WINELAND, Timothy R.1, SIMPKINS, William W.1, BERESNEV, Igor A.1, SCHULTZ, Richard C.2 and ISENHART, Thomas M.2, (1)Dept. of Geological and Atmospheric Sciences, Iowa State Univ, Ames, IA 50011, (2)Dept. of Natural Resource Ecology and Management, Iowa State Univ, Ames, IA 50011, bsimp@iastate.edu

Riparian buffers have been shown to remove nitrate from groundwater, but the processes controlling removal are not well documented. Previous research at the Risdal Farm in the Bear Creek watershed in central Iowa suggests that geology influences groundwater velocity, residence time, denitrification rate, and ultimately how well the buffer functions. The research area for this study is the entire Bear Creek watershed, a 7,656 ha watershed with > 85 percent row crops.

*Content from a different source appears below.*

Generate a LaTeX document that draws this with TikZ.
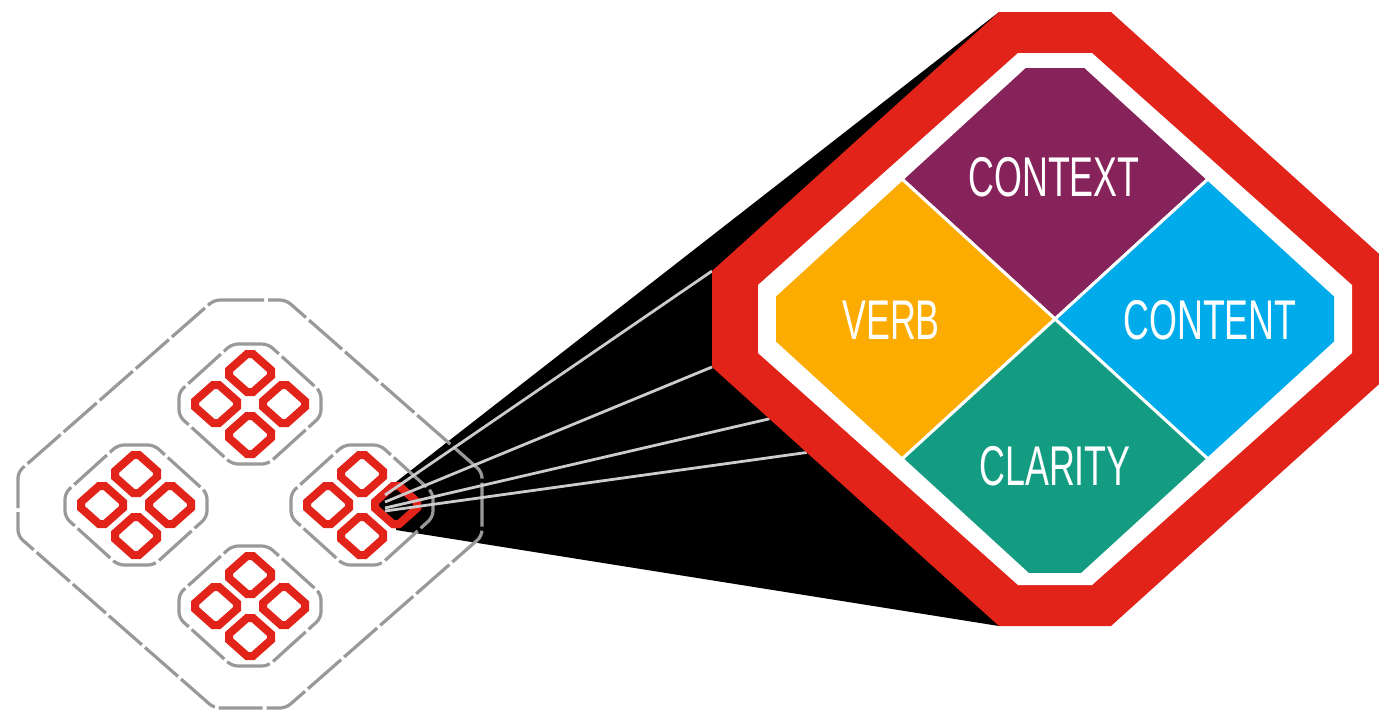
\documentclass[tikz,border=0pt]{standalone}
\usepackage{fontspec}
\newfontfamily\boxfont[FakeStretch=0.64]{Liberation Sans}
\usetikzlibrary{calc}
\definecolor{ringred}{HTML}{E2231A}
\definecolor{ctxpurple}{HTML}{87235B}
\definecolor{verborange}{HTML}{FCAB00}
\definecolor{cntblue}{HTML}{00ABEB}
\definecolor{clrteal}{HTML}{149C83}

\begin{document}
\begin{tikzpicture}[x=0.5pt, y=-0.5pt,
    outline/.style={draw=gray!80, line width=1.6pt, dash pattern=on 22pt off 2pt, rounded corners=3pt},
    chip/.style={draw=ringred, line width=4pt, line join=miter},
    ray/.style={draw=black!20, line width=1.4pt},
    petal/.style={draw=white, line width=1.5pt},
    word/.style={text=white, inner sep=0pt, font=\boxfont\fontsize{28}{28}\selectfont}]
    \useasboundingbox (0,0) rectangle (1379,714);
    \clip (0,0) rectangle (1379,714);

    % corners of the big board
        \coordinate (O) at (1055,319);
        \coordinate (R1) at ($(O)+(-56,-307)$);
        \coordinate (R2) at ($(O)+(56,-307)$);
        \coordinate (R3) at ($(O)+(343,-48)$);
        \coordinate (R4) at ($(O)+(343,48)$);
        \coordinate (R5) at ($(O)+(56,307)$);
        \coordinate (R6) at ($(O)+(-56,307)$);
        \coordinate (R7) at ($(O)+(-343,48)$);
        \coordinate (R8) at ($(O)+(-343,-48)$);

    % the beam from the picked chip
        \coordinate (K) at (396,505);
        \coordinate (T) at ($(K)+(0,-23)$);
        \coordinate (U) at ($(K)+(0,25)$);
        \fill[black] (T) -- (R1) -- (R6) -- (U) -- cycle;

    % the small board
        \coordinate (C) at (250,504);
        \draw[outline] ($(C)+(-36,-204)$) -- ($(C)+(36,-204)$) -- ($(C)+(232,-32)$) -- ($(C)+(232,32)$) -- ($(C)+(36,204)$) -- ($(C)+(-36,204)$) -- ($(C)+(-232,32)$) -- ($(C)+(-232,-32)$) -- cycle;
        \foreach \gx/\gy in {250/404, 136/505, 362/505, 250/606}{
            \coordinate (G) at (\gx,\gy);
            \draw[outline] ($(G)+(-18,-60)$) -- ($(G)+(18,-60)$) -- ($(G)+(71,-12)$) -- ($(G)+(71,12)$) -- ($(G)+(18,60)$) -- ($(G)+(-18,60)$) -- ($(G)+(-71,12)$) -- ($(G)+(-71,-12)$) -- cycle;
            \foreach \dx/\dy in {0/-31, -34/0, 34/0, 0/31}{
                \coordinate (D) at ($(G)+(\dx,\dy)$);
                \draw[chip] ($(D)+(-3,-19)$) -- ($(D)+(3,-19)$) -- ($(D)+(21,-3)$) -- ($(D)+(21,3)$) -- ($(D)+(3,19)$) -- ($(D)+(-3,19)$) -- ($(D)+(-21,3)$) -- ($(D)+(-21,-3)$) -- cycle;
            }
        }
        \draw[chip, fill=black] ($(K)+(-3,-19)$) -- ($(K)+(3,-19)$) -- ($(K)+(21,-3)$) -- ($(K)+(21,3)$) -- ($(K)+(3,19)$) -- ($(K)+(-3,19)$) -- ($(K)+(-21,3)$) -- ($(K)+(-21,-3)$) -- cycle;

    % rays
        \coordinate (A1) at (385,495);
        \coordinate (A2) at (385,502);
        \coordinate (A3) at (385,508);
        \coordinate (A4) at (385,511);
        \draw[ray] (A1) -- (R8);
        \draw[ray] (A2) -- (R7);
        \draw[ray] (A3) -- ($(R7)!0.2!(R6)$);
        \draw[ray] (A4) -- ($(R7)!0.33!(R6)$);

    % the big board
        \fill[ringred] (R1) -- (R2) -- (R3) -- (R4) -- (R5) -- (R6) -- (R7) -- (R8) -- cycle;
        \fill[white] ($(O)+(-37,-266)$) -- ($(O)+(37,-266)$) -- ($(O)+(297,-34)$) -- ($(O)+(297,34)$) -- ($(O)+(37,266)$) -- ($(O)+(-37,266)$) -- ($(O)+(-297,34)$) -- ($(O)+(-297,-34)$) -- cycle;
        \begin{scope}
            \clip ($(O)+(-279,-251)$) rectangle ($(O)+(279,253)$);
            \foreach \px/\py/\col in {0/-140/ctxpurple, -153/0/verborange, 153/0/cntblue, 0/140/clrteal}
                \draw[petal, fill=\col] ($(O)+(\px,\py)+(0,-140)$) -- ($(O)+(\px,\py)+(153,0)$) -- ($(O)+(\px,\py)+(0,140)$) -- ($(O)+(\px,\py)+(-153,0)$) -- cycle;
        \end{scope}
        \node[word] (ctx) at (1054,177) {CONTEXT};
        \node[word] (verb) at (891,320) {VERB};
        \node[word] (cnt) at (1210,320) {CONTENT};
        \node[word] (clr) at (1055,466) {CLARITY};
\end{tikzpicture}
\end{document}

Reconstructed riparian buffers, consisting of 20-m-wide strips of grass, shrubs and trees, have been in place for up to 11 years. Hydraulic gradient and hydraulic conductivity data from 67 piezometers (multilevel and nested) in 6 buffers were used to assess controlling factors on nitrate removal in buffers. Data collected over a 14-month period indicate that the distribution of nitrate concentrations within the buffers varies in the watershed. In some locations, high nitrate-N concentrations (> 15 mg/L) coincide with high groundwater velocities (~1 m/d) in coarse sand units below the buffer. In other locations, aquitard-protected sand units below the buffer are characterized by a lack of nitrate-N (< 0.1 mg/L), while above-ambient concentrations (> 5 mg/L) occur in overlying sediments. Nitrate removal efficiency varies from 0 to over 95 percent. Buffers at the Jon Risdal South and Strum West sites both consistently removed over 95 percent of nitrate. The Tesdal West and Risdal South sites varied between 40 and 90 percent removal. The Strum East and Tesdal East sites often had little effect on nitrate removal, but occasionally achieved reductions up to 50 percent. Nitrate removal was favored in locations with available dissolved organic carbon and low groundwater velocities (long residence time). Lack of dissolved oxygen in these locations suggests denitrification as the removal mechanism. Based on data from the 6 sites, the water quality benefits of buffers are most dependent on geology, groundwater residence time and geochemical environment and least dependent on the age of the buffer.